In generale, le piccole e medie imprese si sentono vulnerabili: per il 74% degli intervistati, sono più esposte al rischio di attacchi rispetto a quanto non siano le grandi aziende. Il 70% ha ammesso che gli investimenti in sicurezza informatica della propria azienda non hanno tenuto il passo con i recenti cambiamenti dei modelli operativi, come il lavoro ibrido. Non sorprende, quindi, che appena il 10% degli intervistati abbia una elevata fiducia nella resilienza di cybersicurezza della propria azienda (il 38% è moderatamente tranquillo, il 45% nutre una debole fiducia e il 7% non ne ha alcuna).

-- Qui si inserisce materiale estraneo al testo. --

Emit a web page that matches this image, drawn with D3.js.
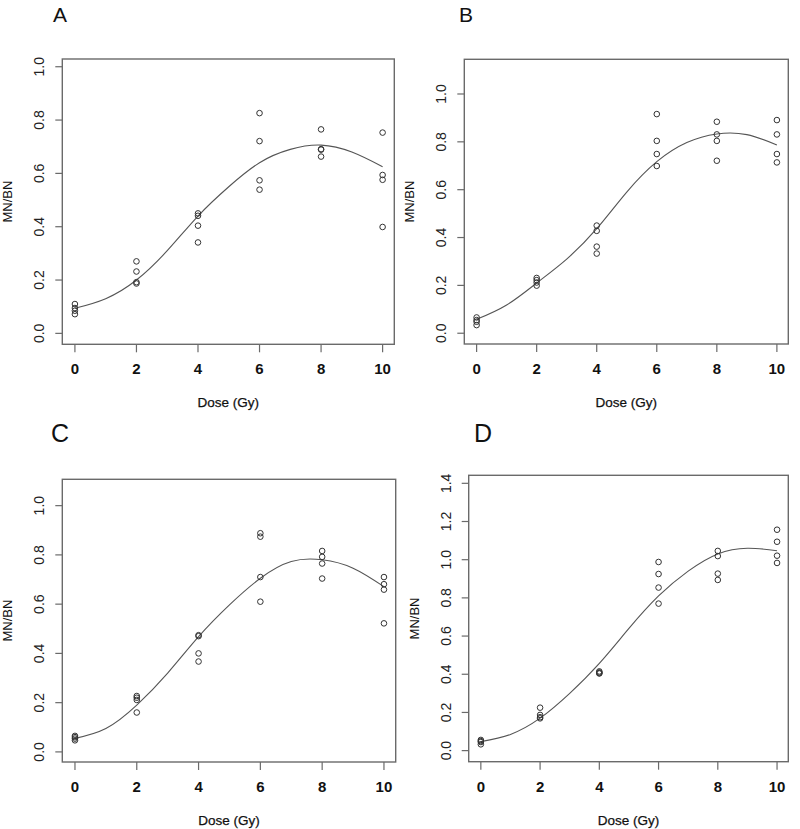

Va detto comunque, a margine di questi dati, che un alto livello di fiducia non corrisponde necessariamente a una solida sicurezza effettiva, ma è a volte indice di maggiore consapevolezza sui rischi.

 

 

 

 

Quanto alle conseguenze più temute, al primo posto è stata citata la perdita di dati (29% del campione) e a seguire vengono i danni finanziari (23%), l’erosione della fiducia dei clienti (18%), le interruzioni di operatività (16%) e il danno di reputazione (13%). 

 

Il pericolo, secondo i responsabili di cybersicurezza delle Pmi, si nasconde spesso nelle cose più banali. L'83% degli intervistati crede che la guerra informatica sia una minaccia molto reale che potrebbe avere impatto anche sulla propria azienda. Alla domanda su quale sia il fattore che, più di tutti, aumenta il rischio di attacchi informatici il 43% ha citato la mancanza di una adeguata consapevolezza tra i dipendenti dell’azienda. Solo a seguire sono stati indicati gli attacchi sponsorizzati dai governi (37%), le vulnerabilità nell'ecosistema di partner/fornitori (34%) e il protrarsi del lavoro ibrido (32%).